En nuestro país, calabacita, zanahoria, papa y chayote cocidos y hechos puré, repiten y refuerzan la delicadeza dulzona del primer alimento e introducen una nueva textura que sigue siendo ligera y tierna.
Frutas iniciáticas son las manzanas, los plátanos, las peras… todas ellas raspadas con una cucharita diminuta que encontrará ese piquito adorable, bermejo, gordito, que ponen los bebés cuando esperan el siguiente bocado de esa maravilla nueva que les sacia el hambre y les llena de sabores la boquita, de recuerdos la cabeza, de sensaciones el cuerpo entero y de certezas de amor y protección el corazón, que ya lo entiende todo.
Comida y afecto tienen una larga historia de asociación, las madres alimentamos para expresar amor, y todos en general muchísimas veces nos damos atracones de ciertos alimentos para saciarnos de cariño cuando éste nos falta. Tan poderosa es la memoria de la primera infancia.
Cuando somos padres y madres intentamos conseguir que nuestros hijos coman de forma saludable, en cantidad suficiente, con sentido del placer y la alegría de disfrutar de nuestras ofrendas, todo al mismo tiempo y en cada comida del día… sufrimos terriblemente cuando nuestros retoños se niegan a probar siquiera la comida buena que les hemos presentado en cualquier número de maneras posibles. Las proteínas son especialmente infernales ciertos días en los que carnes, pescado, pollo, jamón regresan a la cocina tal como salieron de ella.
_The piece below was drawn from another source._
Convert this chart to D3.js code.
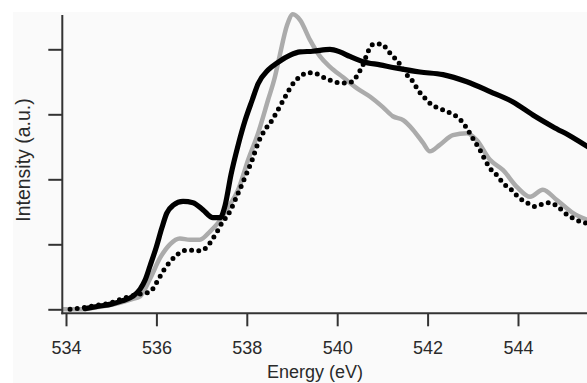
<!DOCTYPE html>
<html>
<head>
<meta charset="utf-8">
<script src="https://cdn.jsdelivr.net/npm/d3@7"></script>
<style>
  html, body { margin: 0; padding: 0; background: #ffffff; }
  svg { display: block; }
  text { font-family: "Liberation Sans", Arial, Helvetica, sans-serif; fill: #2a2a2a; }
</style>
</head>
<body>
<svg id="chart" width="587" height="383"></svg>
<script>
// X tick labels (energy in eV)
const xTicks = [534, 536, 538, 540, 542, 544];
const yTicks = [0, 1, 2, 3, 4];

// Series 1: black solid
const blackE = [534.42,534.75,535.00,535.24,535.48,535.64,535.75,535.86,535.99,536.12,536.23,536.37,536.59,536.81,537.03,537.25,537.41,537.52,537.65,537.81,537.96,538.12,538.25,538.47,538.69,538.96,539.18,539.46,539.84,540.06,540.28,540.57,540.95,541.32,541.83,542.34,542.87,543.38,543.89,544.33,544.77,545.22,545.59];
const blackV = [0.01,0.05,0.08,0.13,0.20,0.31,0.45,0.67,0.94,1.25,1.48,1.60,1.66,1.64,1.53,1.41,1.41,1.60,2.07,2.53,2.90,3.22,3.47,3.68,3.80,3.91,3.96,3.97,4.00,3.96,3.89,3.81,3.76,3.71,3.65,3.61,3.50,3.35,3.19,2.99,2.81,2.64,2.48];

// Series 2: gray solid
const grayE = [533.91,534.31,534.75,535.19,535.48,535.64,535.86,536.08,536.30,536.52,536.74,536.96,537.19,537.41,537.58,537.81,538.03,538.25,538.47,538.62,538.73,538.89,539.02,539.18,539.40,539.62,539.84,540.13,540.44,540.73,541.01,541.23,541.46,541.68,541.90,542.05,542.27,542.56,542.87,543.09,543.38,543.67,543.98,544.27,544.55,544.86,545.22,545.59];
const grayV = [0.00,0.00,0.04,0.10,0.16,0.20,0.47,0.79,1.00,1.09,1.07,1.07,1.20,1.37,1.56,1.84,2.30,2.71,3.22,3.57,3.91,4.37,4.54,4.45,4.14,3.89,3.73,3.57,3.40,3.27,3.11,2.97,2.91,2.76,2.56,2.43,2.53,2.68,2.71,2.60,2.30,2.14,1.88,1.73,1.84,1.68,1.48,1.36];

// Series 3: black dotted
const dotE = [534.09,534.42,534.75,535.00,535.24,535.48,535.68,535.86,536.01,536.15,536.30,536.46,536.59,536.79,536.96,537.12,537.23,537.34,537.45,537.58,537.81,537.96,538.12,538.25,538.40,538.56,538.69,538.85,539.00,539.22,539.33,539.46,539.66,539.82,539.99,540.17,540.33,540.46,540.57,540.68,540.81,540.99,541.12,541.28,541.43,541.54,541.68,541.79,541.94,542.10,542.27,542.43,542.61,542.76,542.89,543.00,543.16,543.27,543.38,543.54,543.67,543.87,544.00,544.20,544.38,544.55,544.71,544.88,545.04,545.22,545.42,545.59];
const dotV = [0.00,0.03,0.07,0.10,0.16,0.21,0.24,0.27,0.42,0.59,0.73,0.84,0.90,0.91,0.90,0.96,1.07,1.19,1.33,1.45,1.79,2.03,2.30,2.56,2.76,2.91,3.07,3.27,3.45,3.60,3.64,3.64,3.58,3.53,3.49,3.48,3.50,3.62,3.76,3.96,4.08,4.08,3.98,3.86,3.73,3.61,3.50,3.37,3.25,3.14,3.09,3.04,2.98,2.89,2.76,2.63,2.45,2.30,2.17,2.06,1.94,1.83,1.73,1.64,1.58,1.62,1.64,1.58,1.48,1.40,1.34,1.32];

const xLabel = "Energy (eV)";
const yLabel = "Intensity (a.u.)";

const W = 587, H = 383;
const axisX = 62.3, axisY = 313.3, axisTop = 15;

const svg = d3.select("#chart");

// faint panel background
svg.append("rect").attr("x", 13).attr("y", 12).attr("width", W - 13).attr("height", H - 12)
  .attr("fill", "#fafafa");

const x = d3.scaleLinear().domain([534, 544]).range([66, 518]);
const y = d3.scaleLinear().domain([0, 4]).range([309.3, 49.3]);

svg.append("defs").append("clipPath").attr("id", "plotclip")
  .append("rect").attr("x", axisX).attr("y", 0).attr("width", W - axisX).attr("height", axisY);

const line = d3.line().x(d => x(d[0])).y(d => y(d[1])).curve(d3.curveMonotoneX);
const zip = (a, b) => a.map((v, i) => [v, b[i]]);

const g = svg.append("g").attr("clip-path", "url(#plotclip)");

g.append("path").datum(zip(grayE, grayV)).attr("d", line)
  .attr("fill", "none").attr("stroke", "#ababab").attr("stroke-width", 4.5)
  .attr("stroke-linejoin", "round").attr("stroke-linecap", "round");

g.append("path").datum(zip(blackE, blackV)).attr("d", line)
  .attr("fill", "none").attr("stroke", "#000").attr("stroke-width", 5.2)
  .attr("stroke-linejoin", "round").attr("stroke-linecap", "round");

g.append("path").datum(zip(dotE, dotV)).attr("d", line)
  .attr("fill", "none").attr("stroke", "#000").attr("stroke-width", 5)
  .attr("stroke-dasharray", "0,7.2").attr("stroke-linecap", "round");

// Axes
const xAxis = d3.axisBottom(x).tickValues(xTicks).tickSize(13).tickPadding(15).tickFormat(d3.format("d"));
const gx = svg.append("g").attr("transform", `translate(0,${axisY})`).call(xAxis);
gx.select(".domain").remove();
gx.append("line").attr("x1", axisX - 1).attr("x2", W).attr("y1", 0).attr("y2", 0)
  .attr("stroke", "#333").attr("stroke-width", 2);
gx.selectAll(".tick line").attr("stroke", "#333").attr("stroke-width", 2);
gx.selectAll(".tick text").style("font-size", "18px").attr("fill", "#2a2a2a")
  .style("font-family", "'Liberation Sans', Arial, sans-serif");

const yAxis = d3.axisLeft(y).tickValues(yTicks).tickSize(14).tickFormat("");
const gy = svg.append("g").attr("transform", `translate(${axisX},0)`).call(yAxis);
gy.select(".domain").remove();
gy.append("line").attr("x1", 0).attr("x2", 0).attr("y1", axisTop).attr("y2", axisY + 1)
  .attr("stroke", "#333").attr("stroke-width", 2);
gy.selectAll(".tick line").attr("stroke", "#333").attr("stroke-width", 2);

svg.append("text").attr("x", 315).attr("y", 378).attr("text-anchor", "middle")
  .style("font-size", "18px").text(xLabel);

svg.append("text").attr("transform", "translate(30,160) rotate(-90)").attr("text-anchor", "middle")
  .style("font-size", "19.5px").text(yLabel);
</script>
</body>
</html>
Con el ánimo en alto y la creatividad al poder, presentamos las verduras en puré, en soufflé, en crema, sopa o hasta en gelatina y son celebradas un día, pero odiadas al siguiente. ¿Cómo se le vende la idea de que la carne es exquisita y la verdura fascinante a una testaruda criaturita de dos años?
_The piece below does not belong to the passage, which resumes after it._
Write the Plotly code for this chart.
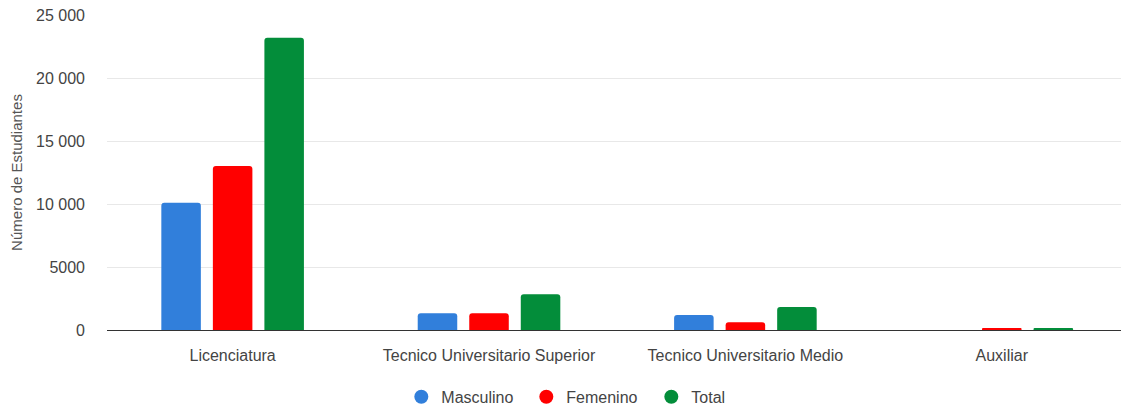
import plotly.graph_objects as go

categories = ["Licenciatura", "Tecnico Universitario Superior", "Tecnico Universitario Medio", "Auxiliar"]
masculino = [10100, 1320, 1190, 0]
femenino = [13020, 1320, 610, 120]
total = [23200, 2830, 1830, 120]
series_names = ["Masculino", "Femenino", "Total"]
series_colors = ["#317fdb", "#ff0000", "#038d3a"]
y_tickvals = [0, 5000, 10000, 15000, 20000, 25000]
y_ticktext = ["0", "5000", "10 000", "15 000", "20 000", "25 000"]

font = "Liberation Sans, Arial, sans-serif"
fig = go.Figure()
for name, vals, col in zip(series_names, [masculino, femenino, total], series_colors):
    fig.add_trace(go.Bar(x=categories, y=vals, name=name, marker_color=col,
                         marker_line_width=0, showlegend=False))
for name, col in zip(series_names, series_colors):
    fig.add_trace(go.Scatter(x=[None], y=[None], mode="markers", name=name,
                             marker=dict(color=col, size=14, symbol="circle")))

fig.update_layout(
    width=1121, height=410,
    margin=dict(l=107, r=0, t=15, b=80, autoexpand=False),
    paper_bgcolor="white", plot_bgcolor="white",
    font=dict(family=font, size=16, color="#444"),
    barmode="group", bargap=0.397, bargroupgap=0.233, barcornerradius=3,
    showlegend=True,
    legend=dict(orientation="h", xref="container", yref="container",
                x=0.358, xanchor="left", y=0.032, yanchor="middle",
                entrywidth=80, entrywidthmode="pixels",
                font=dict(size=16, color="#444"), itemclick=False),
)
fig.update_xaxes(range=[-0.49, 3.465], showgrid=False, ticks="", ticklabelstandoff=14,
                 tickfont=dict(size=16, color="#444"), showline=False, automargin=False)
fig.update_yaxes(range=[0, 25000], tickvals=y_tickvals, ticktext=y_ticktext,
                 showgrid=True, gridcolor="#e8e8e8", zeroline=True, zerolinecolor="#333",
                 zerolinewidth=1, ticks="", ticklabelstandoff=21, automargin=False,
                 tickfont=dict(size=16, color="#444"),
                 title=dict(text="Número de Estudiantes", font=dict(size=15, color="#555"), standoff=9))
fig.write_html("out.html", config={"displayModeBar": False},
               post_script="document.body.style.margin='0px';")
Hoy en día, ya con muchas canas en la cabeza y muchísimo tiempo disponible, he empezado a dejar de preocuparme un poco y comienzo a maravillarme con la imagen de mis nietos frente al refrigerador abierto, escogiendo lo que prefieren comer. Si no tienen hambre simplemente cerrarán la puerta y se irán por ahí a ocuparse de cosas más interesantes. Si tienen hambre comerán. Ese es un principio fundamental que he tardado siglos en empezar a respetar. Si tienen hambre y les ofrecemos cosas buenas, escogerán alguna y rechazarán otras. Comerán con gusto y rapidez y en un cierto momento se detendrán y no habrá manera de que vuelvan a empezar. No importa si la ración no se ha terminado o si, por el contrario, han pedido más. La cantidad casi nunca coincide con aquella que una calcula, cuándo comenzar y cuándo parar es un misterio que los pequeños regulan escuchando a su cuerpo. Claro que si les ofrecemos helados, caramelos y chocolates también escucharán a su cuerpo y se abalanzarán sobre ellos, cualquier cerebro en su sano juicio sabe que la energía casi intravenosa del azúcar libera una cantidad de dopamina maravillosa, y nada le gana a esa sensación de placer.
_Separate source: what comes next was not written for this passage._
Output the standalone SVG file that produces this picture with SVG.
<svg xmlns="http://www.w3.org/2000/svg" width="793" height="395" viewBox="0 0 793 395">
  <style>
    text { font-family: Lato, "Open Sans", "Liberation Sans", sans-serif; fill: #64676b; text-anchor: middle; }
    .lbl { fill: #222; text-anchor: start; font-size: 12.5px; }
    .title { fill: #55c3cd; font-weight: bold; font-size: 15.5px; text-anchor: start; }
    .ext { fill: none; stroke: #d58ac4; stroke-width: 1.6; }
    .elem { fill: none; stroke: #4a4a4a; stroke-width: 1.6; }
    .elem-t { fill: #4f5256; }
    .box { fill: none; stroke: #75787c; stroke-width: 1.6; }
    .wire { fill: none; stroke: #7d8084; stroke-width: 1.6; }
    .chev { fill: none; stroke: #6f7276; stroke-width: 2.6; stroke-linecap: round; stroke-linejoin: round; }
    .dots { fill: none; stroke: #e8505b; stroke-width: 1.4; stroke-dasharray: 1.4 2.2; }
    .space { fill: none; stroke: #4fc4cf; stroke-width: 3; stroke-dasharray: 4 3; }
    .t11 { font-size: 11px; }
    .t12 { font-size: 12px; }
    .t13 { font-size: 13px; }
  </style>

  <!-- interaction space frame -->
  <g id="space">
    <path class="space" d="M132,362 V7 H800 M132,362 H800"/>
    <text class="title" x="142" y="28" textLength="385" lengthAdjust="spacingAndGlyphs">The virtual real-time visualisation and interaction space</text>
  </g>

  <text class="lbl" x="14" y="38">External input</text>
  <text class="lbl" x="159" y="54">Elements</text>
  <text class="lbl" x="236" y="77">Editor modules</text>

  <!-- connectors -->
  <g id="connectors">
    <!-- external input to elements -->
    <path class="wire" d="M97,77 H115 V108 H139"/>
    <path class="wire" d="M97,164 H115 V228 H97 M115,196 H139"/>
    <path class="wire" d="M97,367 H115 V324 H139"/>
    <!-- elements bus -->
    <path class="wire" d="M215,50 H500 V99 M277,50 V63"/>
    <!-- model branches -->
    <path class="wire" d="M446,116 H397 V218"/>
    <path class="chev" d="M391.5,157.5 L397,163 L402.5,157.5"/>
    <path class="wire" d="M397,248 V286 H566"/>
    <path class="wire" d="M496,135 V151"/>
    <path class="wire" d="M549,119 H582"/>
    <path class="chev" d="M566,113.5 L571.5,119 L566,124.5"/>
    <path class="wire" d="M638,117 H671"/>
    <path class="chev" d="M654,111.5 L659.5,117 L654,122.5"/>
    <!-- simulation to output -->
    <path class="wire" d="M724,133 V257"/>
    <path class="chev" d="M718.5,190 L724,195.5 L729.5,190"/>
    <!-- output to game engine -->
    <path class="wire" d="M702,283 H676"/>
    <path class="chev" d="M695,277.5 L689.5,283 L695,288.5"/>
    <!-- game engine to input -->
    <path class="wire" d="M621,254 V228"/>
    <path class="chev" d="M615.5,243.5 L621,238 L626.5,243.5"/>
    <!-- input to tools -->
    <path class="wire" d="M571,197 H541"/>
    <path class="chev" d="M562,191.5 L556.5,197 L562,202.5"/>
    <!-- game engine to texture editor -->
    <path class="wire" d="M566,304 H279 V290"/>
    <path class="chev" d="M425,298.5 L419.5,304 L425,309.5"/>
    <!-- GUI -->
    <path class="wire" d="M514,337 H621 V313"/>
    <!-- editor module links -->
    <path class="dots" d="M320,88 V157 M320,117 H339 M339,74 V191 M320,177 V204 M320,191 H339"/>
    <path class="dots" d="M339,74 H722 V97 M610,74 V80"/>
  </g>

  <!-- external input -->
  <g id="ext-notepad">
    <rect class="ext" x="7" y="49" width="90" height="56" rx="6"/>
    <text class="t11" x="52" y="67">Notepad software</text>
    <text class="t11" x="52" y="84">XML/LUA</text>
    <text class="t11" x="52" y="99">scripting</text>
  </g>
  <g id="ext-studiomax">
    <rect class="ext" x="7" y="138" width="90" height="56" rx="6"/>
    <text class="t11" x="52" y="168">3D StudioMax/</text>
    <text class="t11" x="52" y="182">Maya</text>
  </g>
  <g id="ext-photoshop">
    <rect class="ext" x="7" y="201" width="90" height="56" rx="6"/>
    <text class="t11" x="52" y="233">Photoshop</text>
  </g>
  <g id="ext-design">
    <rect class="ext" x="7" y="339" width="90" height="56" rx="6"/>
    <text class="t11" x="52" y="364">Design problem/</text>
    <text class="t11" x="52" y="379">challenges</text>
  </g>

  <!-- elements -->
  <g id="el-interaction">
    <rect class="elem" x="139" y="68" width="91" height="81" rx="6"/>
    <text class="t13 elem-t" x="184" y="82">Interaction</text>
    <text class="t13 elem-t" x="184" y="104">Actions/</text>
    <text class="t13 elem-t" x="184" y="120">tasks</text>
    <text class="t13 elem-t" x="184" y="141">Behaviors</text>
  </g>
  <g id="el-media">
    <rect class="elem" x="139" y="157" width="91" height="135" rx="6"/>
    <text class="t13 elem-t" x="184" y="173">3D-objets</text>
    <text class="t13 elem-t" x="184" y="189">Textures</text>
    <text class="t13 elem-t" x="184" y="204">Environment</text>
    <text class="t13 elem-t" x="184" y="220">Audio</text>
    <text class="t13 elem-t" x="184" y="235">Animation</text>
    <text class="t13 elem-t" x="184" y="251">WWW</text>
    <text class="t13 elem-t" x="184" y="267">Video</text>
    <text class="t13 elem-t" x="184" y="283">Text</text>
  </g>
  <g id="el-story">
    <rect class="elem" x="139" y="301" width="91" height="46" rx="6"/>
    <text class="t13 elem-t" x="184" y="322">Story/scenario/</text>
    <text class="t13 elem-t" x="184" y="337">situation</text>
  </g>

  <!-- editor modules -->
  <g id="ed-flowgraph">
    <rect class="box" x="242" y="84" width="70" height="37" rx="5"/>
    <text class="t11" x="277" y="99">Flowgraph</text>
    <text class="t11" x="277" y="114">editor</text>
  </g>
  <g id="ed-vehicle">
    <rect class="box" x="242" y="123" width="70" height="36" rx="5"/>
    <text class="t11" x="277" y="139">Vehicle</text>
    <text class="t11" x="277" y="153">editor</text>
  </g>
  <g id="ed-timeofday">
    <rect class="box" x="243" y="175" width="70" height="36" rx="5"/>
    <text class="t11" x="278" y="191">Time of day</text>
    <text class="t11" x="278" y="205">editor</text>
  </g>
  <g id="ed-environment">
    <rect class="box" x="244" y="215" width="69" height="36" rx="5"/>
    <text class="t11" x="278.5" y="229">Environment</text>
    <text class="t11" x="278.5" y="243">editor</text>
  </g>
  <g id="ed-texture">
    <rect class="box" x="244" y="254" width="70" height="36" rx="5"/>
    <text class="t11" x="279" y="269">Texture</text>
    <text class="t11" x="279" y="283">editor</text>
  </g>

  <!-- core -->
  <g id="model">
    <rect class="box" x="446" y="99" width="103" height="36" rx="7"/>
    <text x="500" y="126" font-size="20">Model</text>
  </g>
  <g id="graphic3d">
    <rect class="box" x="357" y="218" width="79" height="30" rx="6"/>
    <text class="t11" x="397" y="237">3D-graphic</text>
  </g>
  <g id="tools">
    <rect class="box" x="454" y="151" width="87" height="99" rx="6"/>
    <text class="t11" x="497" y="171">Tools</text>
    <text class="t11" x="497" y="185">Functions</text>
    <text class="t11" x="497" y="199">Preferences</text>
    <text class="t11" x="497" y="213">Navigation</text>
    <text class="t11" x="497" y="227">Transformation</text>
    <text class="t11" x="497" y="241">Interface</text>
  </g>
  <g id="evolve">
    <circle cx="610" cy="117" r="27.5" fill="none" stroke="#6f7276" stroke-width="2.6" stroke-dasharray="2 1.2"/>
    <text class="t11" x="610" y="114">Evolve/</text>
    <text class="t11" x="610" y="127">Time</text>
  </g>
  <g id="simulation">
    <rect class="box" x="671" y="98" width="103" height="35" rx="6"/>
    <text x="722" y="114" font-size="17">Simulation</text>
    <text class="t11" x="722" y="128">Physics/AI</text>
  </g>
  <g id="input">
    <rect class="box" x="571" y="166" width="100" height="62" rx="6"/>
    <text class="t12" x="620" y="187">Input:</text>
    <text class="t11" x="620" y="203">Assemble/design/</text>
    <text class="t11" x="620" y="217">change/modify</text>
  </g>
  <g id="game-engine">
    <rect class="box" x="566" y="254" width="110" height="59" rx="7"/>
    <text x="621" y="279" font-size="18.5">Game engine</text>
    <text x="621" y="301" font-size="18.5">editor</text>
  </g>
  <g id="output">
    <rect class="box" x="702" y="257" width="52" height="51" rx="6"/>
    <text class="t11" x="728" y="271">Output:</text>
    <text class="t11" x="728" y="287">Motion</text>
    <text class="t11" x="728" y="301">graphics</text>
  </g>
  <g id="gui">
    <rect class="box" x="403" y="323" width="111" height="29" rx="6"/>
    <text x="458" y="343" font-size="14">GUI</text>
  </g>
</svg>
Aprendemos a comer observando y compartiendo lo que en nuestra cultura es bueno y deseable para comer y así, nuestras preferencias alimentarias tienen un fondo personal que tiene que ver con nuestros propios gustos y nuestra personalidad, pero también un fondo social en relación con aquello que hemos aprendido en la mesa de la cocina, la del comedor de la escuela, la mesa de los amigos, en la tele y hasta en el carrito de la calle. Así como aprendemos a comer chatarra, también podemos aprender o ‘reaprender’ a comer sano ¡y disfrutarlo! En la primera infancia comemos con todos los sentidos puestos a la tarea: las manos, la boca, la nariz, ¡toda la cara juega con las sensaciones, los olores y las texturas en una explosión feliz en donde la pulcritud y el orden no tienen ningún sentido! En esa época inocente y sencilla es tan fácil, tan natural escuchar al cuerpo y entenderlo… Que la próxima vez que la comida chatarra me tiente con sus glutamatos monosódicos, sales, azúcares añadidos y grasas saturadas, poliinsaturadas, monoinsaturadas y trans, creo que buscaré un buen mango de manila para llenarme de su bellísimo desorden y luego, con los brazos y la cara escurriendo de placer, mandaré un beso pegajoso a mi recuperada niñez interior.